Jesuits thinking globally

This sort of thing makes me wonder if Jesuits have their heads screwed on right:

Confronting terrorism by police methods is frequently derided as ineffective, and military means are promoted as an appropriate tool for combating terrorists. But criminal prosecution against the 1993 World Trade Center bombers proved more successful than the military campaign against Osama bin Laden and Al Qaeda. The ’93 bombers are in prison; bin Laden is still at large.

Egad, they see it as Obama vs. U.S.  “War” is not what’s happening.  Maddening.

Moreover, they have found the enemy, and the enemy is us.

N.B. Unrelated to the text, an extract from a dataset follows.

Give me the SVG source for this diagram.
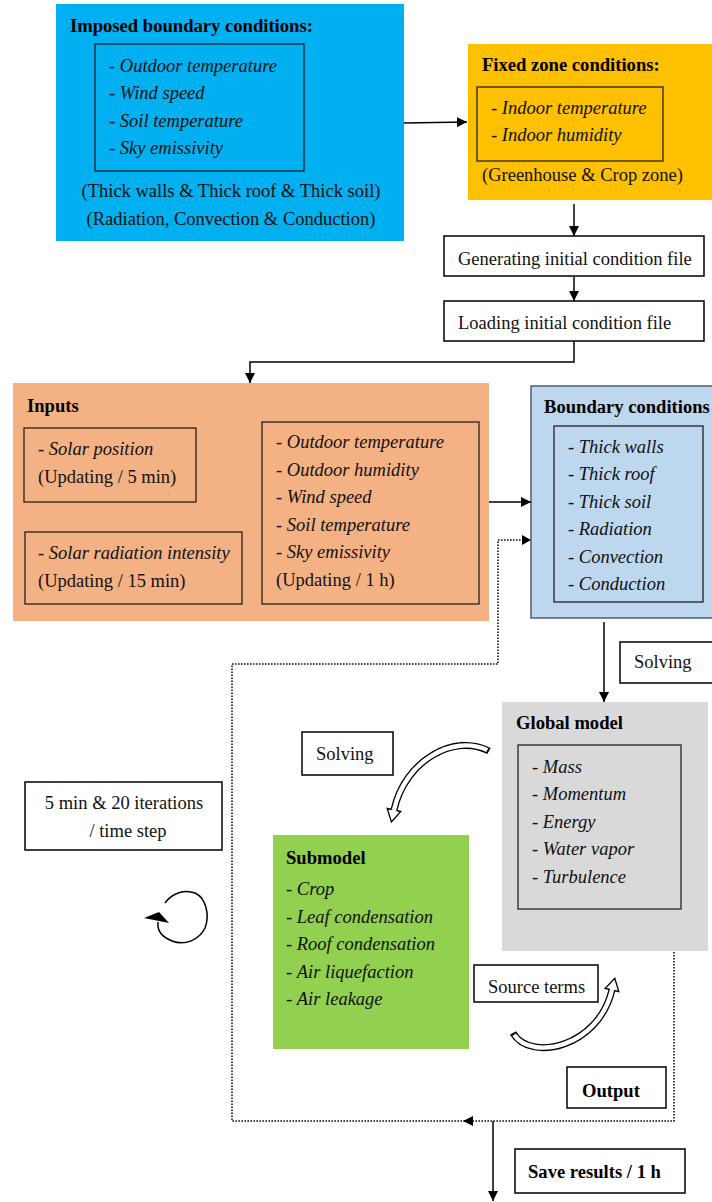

[I]In the years ahead our country must still come to grips with our national acquiescence to the politics of fear, which has led to the detention and abuse of hundreds of individuals. Among the necessary steps will be restoration of freedom to innocent detainees, accompanied by public apology and some monetary restitution for the years they lost to incarceration.  [Italics added]

 

2 thoughts on “Jesuits thinking globally

  1. I think our inaction against Al Qaeda after 1993 (and the earlier attacks on our Marines and embassies) led them and their sponsors to think that we were too weak in spirit to go after them, hence 9/11.

    The creeps at Gitmo were picked up on the battlefield and were not in uniform — fair game. Now, if our military is smart they will not bring them to our bases, but kill them after extracting necessary information.

    Let’s face it, the Jebbies are rooting for the other team.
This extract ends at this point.